More than ever, the local is global

When geography ceases to be a barrier for those affected by corporate activity to make their views felt on a wider stage, as it has with the unstoppable rise of social media, issues that might once have been considered as only of local importance start to have global ramifications, and companies start needing to expand their definition of who their stakeholders really are. This is partly about managing risk and cost – oil and mining operations have long grasped that involving local communities at an early stage of a potentially contentious project can lead to significant savings on legal costs and other delays further down the line.  But with such low levels of trust in business, expect that trend to continue, and to spread beyond the extractive sectors.
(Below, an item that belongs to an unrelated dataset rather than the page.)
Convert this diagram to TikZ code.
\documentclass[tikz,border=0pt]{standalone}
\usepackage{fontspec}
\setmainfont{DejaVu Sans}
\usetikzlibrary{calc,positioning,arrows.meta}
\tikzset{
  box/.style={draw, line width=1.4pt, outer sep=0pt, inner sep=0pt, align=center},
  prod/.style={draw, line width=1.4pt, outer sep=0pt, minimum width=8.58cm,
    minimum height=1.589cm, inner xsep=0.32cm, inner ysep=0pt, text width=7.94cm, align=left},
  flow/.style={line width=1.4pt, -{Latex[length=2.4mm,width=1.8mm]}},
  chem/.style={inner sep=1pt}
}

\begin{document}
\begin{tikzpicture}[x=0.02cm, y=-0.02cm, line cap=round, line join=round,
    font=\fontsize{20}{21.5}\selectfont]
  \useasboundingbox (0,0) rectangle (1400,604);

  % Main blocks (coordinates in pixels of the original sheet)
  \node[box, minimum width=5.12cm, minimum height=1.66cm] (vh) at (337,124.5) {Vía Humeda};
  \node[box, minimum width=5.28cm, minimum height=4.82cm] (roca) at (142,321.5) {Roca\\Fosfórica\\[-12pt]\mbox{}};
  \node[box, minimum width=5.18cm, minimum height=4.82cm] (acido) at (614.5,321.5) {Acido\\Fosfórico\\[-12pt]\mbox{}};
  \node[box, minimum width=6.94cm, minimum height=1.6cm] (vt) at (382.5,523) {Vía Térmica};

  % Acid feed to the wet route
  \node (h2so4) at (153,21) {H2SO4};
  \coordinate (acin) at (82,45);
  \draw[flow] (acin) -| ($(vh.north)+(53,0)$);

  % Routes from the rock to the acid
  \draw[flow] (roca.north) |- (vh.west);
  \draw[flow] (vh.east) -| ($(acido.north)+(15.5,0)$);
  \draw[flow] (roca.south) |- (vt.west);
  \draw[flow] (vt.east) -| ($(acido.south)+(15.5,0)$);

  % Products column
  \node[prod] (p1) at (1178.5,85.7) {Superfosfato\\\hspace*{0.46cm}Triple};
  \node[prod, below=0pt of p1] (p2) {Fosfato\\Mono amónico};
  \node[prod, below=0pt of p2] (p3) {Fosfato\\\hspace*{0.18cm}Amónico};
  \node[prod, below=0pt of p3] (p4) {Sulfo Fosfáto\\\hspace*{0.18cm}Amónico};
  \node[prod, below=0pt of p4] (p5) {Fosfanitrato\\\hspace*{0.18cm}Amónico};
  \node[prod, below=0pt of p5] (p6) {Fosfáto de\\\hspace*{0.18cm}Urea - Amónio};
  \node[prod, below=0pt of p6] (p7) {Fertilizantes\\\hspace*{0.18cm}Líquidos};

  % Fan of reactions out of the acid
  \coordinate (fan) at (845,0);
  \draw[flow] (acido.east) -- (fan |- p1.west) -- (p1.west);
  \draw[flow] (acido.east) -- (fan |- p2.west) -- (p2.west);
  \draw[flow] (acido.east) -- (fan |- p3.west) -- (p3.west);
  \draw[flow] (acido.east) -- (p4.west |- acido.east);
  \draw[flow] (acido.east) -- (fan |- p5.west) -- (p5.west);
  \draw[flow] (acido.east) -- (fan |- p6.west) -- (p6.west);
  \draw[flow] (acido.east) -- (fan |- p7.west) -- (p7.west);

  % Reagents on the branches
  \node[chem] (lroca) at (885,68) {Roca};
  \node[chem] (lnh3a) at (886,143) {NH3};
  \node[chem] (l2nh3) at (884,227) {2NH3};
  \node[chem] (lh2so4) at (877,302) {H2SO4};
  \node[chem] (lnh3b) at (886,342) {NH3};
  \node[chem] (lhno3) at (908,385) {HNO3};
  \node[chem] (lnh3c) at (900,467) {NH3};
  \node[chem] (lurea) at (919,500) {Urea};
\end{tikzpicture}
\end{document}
When companies like RIM and Google can suffer damage to their reputations worldwide because of local troubles – allowing the UAE government to monitor instant messaging in RIM’s case, and censoring search results in China in Google’s – you know that things are changing, and that companies’ ‘social licence to operate’ is increasingly living and dying at the local level.
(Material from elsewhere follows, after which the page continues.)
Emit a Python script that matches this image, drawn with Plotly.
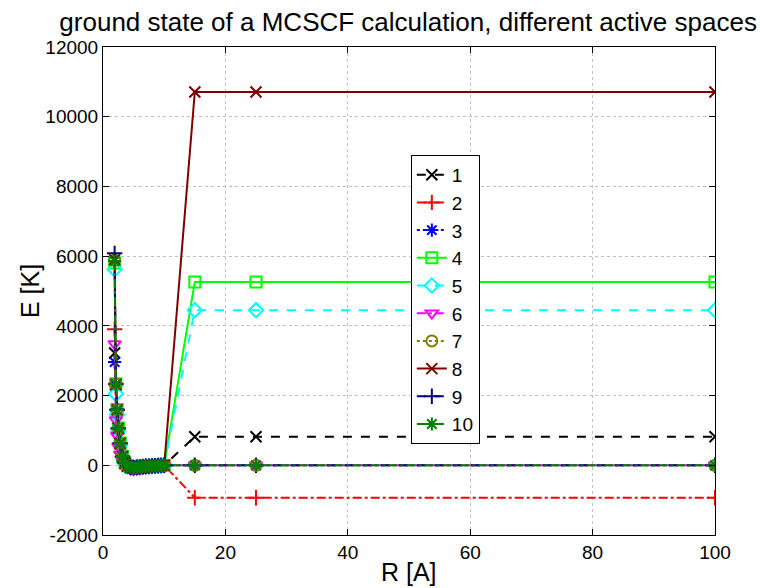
import plotly.graph_objects as go

R = [1.9, 2.1, 2.3, 2.5, 2.8, 3.2, 3.6, 4.0, 4.5, 5.0, 5.5, 6.0, 6.5, 7.0, 7.5,
     8.0, 8.5, 9.0, 9.5, 10.0, 15, 25, 100]

E1 = [3220, 2300, 1560, 1040, 610, 240, 50, -25, -60, -70, -60, -50, -40, -30, -25,
      -20, -15, -10, -5, 0, 820, 820, 820]
E2 = [3900, 2320, 1580, 1050, 620, 245, 55, -20, -55, -65, -55, -45, -35, -30, -25,
      -20, -15, -10, -5, 0, -930, -930, -930]
E3 = [2960, 2280, 1550, 1030, 600, 235, 50, -25, -60, -70, -60, -50, -40, -30, -25,
      -20, -15, -10, -5, 0, 0, 0, 0]
E4 = [5800, 2340, 1600, 1070, 640, 255, 65, -15, -55, -65, -55, -45, -35, -30, -25,
      -20, -15, -10, -5, 0, 5260, 5260, 5260]
E5 = [5620, 2050, 1450, 980, 580, 230, 50, -25, -65, -75, -65, -55, -45, -35, -30,
      -25, -20, -15, -10, 0, 4450, 4450, 4450]
E6 = [3480, 1300, 850, 540, 320, 120, 20, -60, -110, -120, -110, -100, -90, -80, -70,
      -60, -50, -40, -30, 0, 0, 0, 0]
E7 = [5880, 2330, 1590, 1060, 630, 250, 60, -20, -60, -70, -60, -50, -40, -30, -25,
      -20, -15, -10, -5, 0, 0, 0, 0]
E8 = [5900, 2320, 1590, 1060, 630, 250, 60, -20, -60, -70, -60, -50, -40, -30, -25,
      -20, -15, -10, -5, 0, 10710, 10710, 10710]
E9 = [6080, 2340, 1600, 1065, 635, 252, 62, -18, -58, -68, -58, -48, -38, -28, -23,
      -18, -13, -8, -3, 0, 0, 0, 0]
E10 = [5860, 2330, 1590, 1060, 630, 250, 60, -20, -60, -70, -60, -50, -40, -30, -25,
       -20, -15, -10, -5, 0, 0, 0, 0]

names = ["1", "2", "3", "4", "5", "6", "7", "8", "9", "10"]
series = [E1, E2, E3, E4, E5, E6, E7, E8, E9, E10]
colors = ["#000000", "#ff0000", "#0000ff", "#00ff00", "#00ffff", "#ff00ff",
          "#808000", "#800000", "#000080", "#008000"]
dashes = ["dash", "dashdot", "dot", "solid", "dash", "dashdot", "dot", "solid",
          "dash", "dashdot"]
symbols = ["x-thin-open", "cross-thin-open", "asterisk-open", "square-open",
           "diamond-open", "triangle-down-open", "circle-open", "x-thin-open",
           "cross-thin-open", "asterisk-open"]

xticks = [0, 20, 40, 60, 80, 100]
yticks = [-2000, 0, 2000, 4000, 6000, 8000, 10000, 12000]
xticklabels = ["0", "20", "40", "60", "80", "100"]
yticklabels = ["-2000", "0", "2000", "4000", "6000", "8000", "10000", "12000"]

fig = go.Figure()
for n, y, c, d, s in zip(names, series, colors, dashes, symbols):
    fig.add_trace(go.Scatter(
        x=R, y=y, name=n, mode="lines+markers",
        line=dict(color=c, dash=d, width=2),
        marker=dict(symbol=s, size=11, color=c, line=dict(color=c, width=2)),
    ))

font = "Liberation Sans, Arial, sans-serif"
axis_common = dict(
    showline=True, linecolor="black", linewidth=1, mirror="ticks",
    ticks="inside", ticklen=6, tickcolor="black", automargin=False,
    showgrid=True, gridcolor="#c0c0c0", griddash="dot", gridwidth=1,
    zeroline=False, tickfont=dict(size=19, color="black", family=font),
)

fig.update_layout(
    width=760, height=588,
    margin=dict(l=103, r=45, t=47, b=53),
    paper_bgcolor="white", plot_bgcolor="white",
    font=dict(family=font, color="black"),
    title=dict(text="ground state of a MCSCF calculation, different active spaces",
               x=0.537, xanchor="center", y=0.962, yanchor="middle",
               font=dict(size=26, color="black", family=font)),
    xaxis=dict(range=[0, 100], tickvals=xticks, ticktext=xticklabels,
               **axis_common),
    yaxis=dict(range=[-2000, 12000], tickvals=yticks, ticktext=yticklabels,
               **axis_common),
    legend=dict(x=0.503, y=0.779, xanchor="left", yanchor="top",
                bgcolor="white", bordercolor="black", borderwidth=1,
                font=dict(size=19, color="black", family=font),
                itemwidth=30, tracegroupgap=0),
    annotations=[
        dict(text="R [A]", xref="paper", yref="paper", x=0.5, y=0,
             xanchor="center", yanchor="middle", yshift=-37, showarrow=False,
             font=dict(size=25, color="black", family=font)),
        dict(text="E [K]", xref="paper", yref="paper", x=0, y=0.5,
             xanchor="center", yanchor="middle", xshift=-73, showarrow=False,
             textangle=-90, font=dict(size=25, color="black", family=font)),
    ],
)

fig.write_html("out.html")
From partnerships to collaboration networks

The list of companies who are formalizing relationships with non-governmental organizations to help them drive progress and add credibility to their strategies is lengthening. NGOs like WWF and CARE, and companies as diverse as Lafarge, Johnson & Johnson and Starbucks have all established partnerships in which the NGO helps with corporate objective-setting, monitoring and auditing. This is part of a wider shift that sees companies moving beyond one-on-one partnerships to broader collaborations with external partners to allow them to address complex issues more effectively.  Our latest research on collaboration with expert practitioners provides insight into the challenges and opportunities of the collaborative economy.
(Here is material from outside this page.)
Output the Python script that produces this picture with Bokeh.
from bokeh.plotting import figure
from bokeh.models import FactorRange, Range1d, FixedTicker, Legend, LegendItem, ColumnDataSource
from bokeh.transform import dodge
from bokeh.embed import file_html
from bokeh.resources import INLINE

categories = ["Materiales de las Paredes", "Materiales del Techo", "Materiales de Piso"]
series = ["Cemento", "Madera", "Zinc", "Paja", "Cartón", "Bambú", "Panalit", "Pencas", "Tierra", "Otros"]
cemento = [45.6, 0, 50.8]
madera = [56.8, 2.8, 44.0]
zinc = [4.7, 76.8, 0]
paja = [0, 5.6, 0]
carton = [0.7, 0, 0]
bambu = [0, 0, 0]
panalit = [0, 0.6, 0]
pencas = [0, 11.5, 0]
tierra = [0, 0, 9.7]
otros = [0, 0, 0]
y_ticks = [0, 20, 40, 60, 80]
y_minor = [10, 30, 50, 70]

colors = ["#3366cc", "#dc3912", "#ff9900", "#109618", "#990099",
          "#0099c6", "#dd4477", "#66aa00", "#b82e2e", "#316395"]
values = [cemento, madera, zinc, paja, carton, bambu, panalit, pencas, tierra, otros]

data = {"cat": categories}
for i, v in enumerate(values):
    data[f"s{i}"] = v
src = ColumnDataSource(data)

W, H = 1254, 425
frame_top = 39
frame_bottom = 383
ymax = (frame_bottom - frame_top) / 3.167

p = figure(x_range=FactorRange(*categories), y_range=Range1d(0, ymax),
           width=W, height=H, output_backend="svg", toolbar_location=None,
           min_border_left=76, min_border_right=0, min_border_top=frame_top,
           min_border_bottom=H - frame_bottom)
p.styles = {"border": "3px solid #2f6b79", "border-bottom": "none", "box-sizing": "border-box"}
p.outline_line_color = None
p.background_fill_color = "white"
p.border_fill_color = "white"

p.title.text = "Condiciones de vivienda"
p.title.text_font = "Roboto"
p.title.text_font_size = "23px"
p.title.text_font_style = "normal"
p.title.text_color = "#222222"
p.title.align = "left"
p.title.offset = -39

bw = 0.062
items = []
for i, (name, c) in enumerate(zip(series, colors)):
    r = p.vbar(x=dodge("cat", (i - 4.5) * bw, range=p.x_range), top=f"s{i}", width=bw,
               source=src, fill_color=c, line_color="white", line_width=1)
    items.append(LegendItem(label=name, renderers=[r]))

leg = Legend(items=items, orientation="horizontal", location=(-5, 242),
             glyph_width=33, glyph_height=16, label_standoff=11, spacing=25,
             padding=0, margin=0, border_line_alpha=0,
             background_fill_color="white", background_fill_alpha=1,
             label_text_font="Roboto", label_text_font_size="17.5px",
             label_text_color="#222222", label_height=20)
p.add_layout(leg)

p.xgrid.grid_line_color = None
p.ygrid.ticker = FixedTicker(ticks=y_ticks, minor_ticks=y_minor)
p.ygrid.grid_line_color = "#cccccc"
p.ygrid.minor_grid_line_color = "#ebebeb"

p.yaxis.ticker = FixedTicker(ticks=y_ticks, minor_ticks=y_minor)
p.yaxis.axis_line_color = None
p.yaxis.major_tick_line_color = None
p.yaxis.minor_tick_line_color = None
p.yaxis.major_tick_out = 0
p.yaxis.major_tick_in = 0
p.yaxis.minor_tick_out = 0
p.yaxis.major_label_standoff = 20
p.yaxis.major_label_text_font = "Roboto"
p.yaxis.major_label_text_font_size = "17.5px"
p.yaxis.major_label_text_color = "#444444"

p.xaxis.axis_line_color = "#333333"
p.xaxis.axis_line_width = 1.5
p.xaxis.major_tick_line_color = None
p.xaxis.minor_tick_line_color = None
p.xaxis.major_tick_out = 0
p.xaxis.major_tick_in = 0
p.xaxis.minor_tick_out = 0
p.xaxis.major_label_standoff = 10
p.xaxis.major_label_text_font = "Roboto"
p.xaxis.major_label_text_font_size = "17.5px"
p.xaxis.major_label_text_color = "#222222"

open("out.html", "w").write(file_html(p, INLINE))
The importance of co-innovation

It’s not all about risk management any more. Companies are starting to try and do more than cover their backs in their interactions with stakeholders. During 2012, GlobeScan ran a 24-hour online stakeholder Lab for Unilever, where the emphasis was firmly on idea generation – leveraging the huge diversity of expertise among the global expert participants to generate new ideas for sustainability-related practices and tools, as well as customized innovative products. But for that to work effectively, companies are going to need to be willing to be more transparent about what they’re doing, whether it relates to R&D or new production areas within their company. For some, that will go very much against the grain.